The future of religious Zionism
The critical shift of voters in the last Israeli election was the growth of the “Religious Zionist party.” An amalgam of three parties, uniting after intervention by Benjamin Netanyahu, emerged as the third largest party in the Knesset. Polling of the religious Zionist sector indicates that the three components together reflect the religious values of a relatively small minority. There are indications that some of the voters were expressing their opposition to Naftali Bennett forming a government that included an Arab party and two left wing parties. Security concerns and the claim that the previous government was weak in responding to terror played a role. It was also assumed that the realities of running a country would lead to modifying extreme positions. Early indications have not shown a reduction of terrorist attacks or any modification.
Whatever the motivation of the voters, the Knesset members of the party have assumed that they were elected to fully carry out a mandate. The large increase of voters following an election a year earlier raises the question whether this represents the culmination of a long process of religious Zionism moving to the right politically, or a one-time occurrence. The response to the major dispute about the proposed judicial reform, which will transform the relationship of the Supreme Court and the Knesset, sheds light on the thinking of religious Zionists. Whether accurately or not, the proposed changes are perceived as moving Israel away from being a Western liberal democracy.

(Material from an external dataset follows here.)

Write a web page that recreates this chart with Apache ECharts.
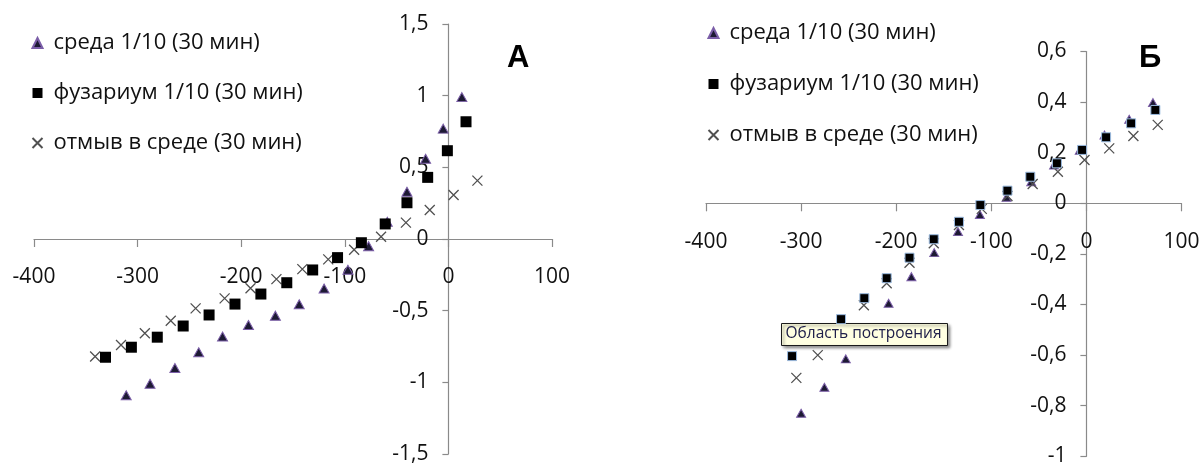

The compromise suggested by President Herzog, which is an attempt to defuse the split within Israeli society, has created a test and an opportunity for the religious Zionist community to clarify its values. Many Anglos, coming from Western democracies, assume a compatibility between their religious commitments and adherence to democratic norms. There is an element, which is represented by many of the religious Zionist party’s ministers and Knesset members, that questions whether liberal democracy is is authentically Jewish. Some prominent religious Zionist rabbis have differentiated between Jewish morality and that of the Western world. Rabbi Tau, the head of Yeshivat Har Hamor, which created Noam, the smallest of the three parties, has rejected all modern Western values as antithetical to Torah. While his view is extreme, there are other rabbis, more moderate rabbis, who are skeptical of democracy as well.
The protests have expanded beyond those on the left and include some self-defined religious Zionists. Whether this represents a majority or even a significant minority is to be determined. As important as this issue is, the implications are broader and ultimately more significant.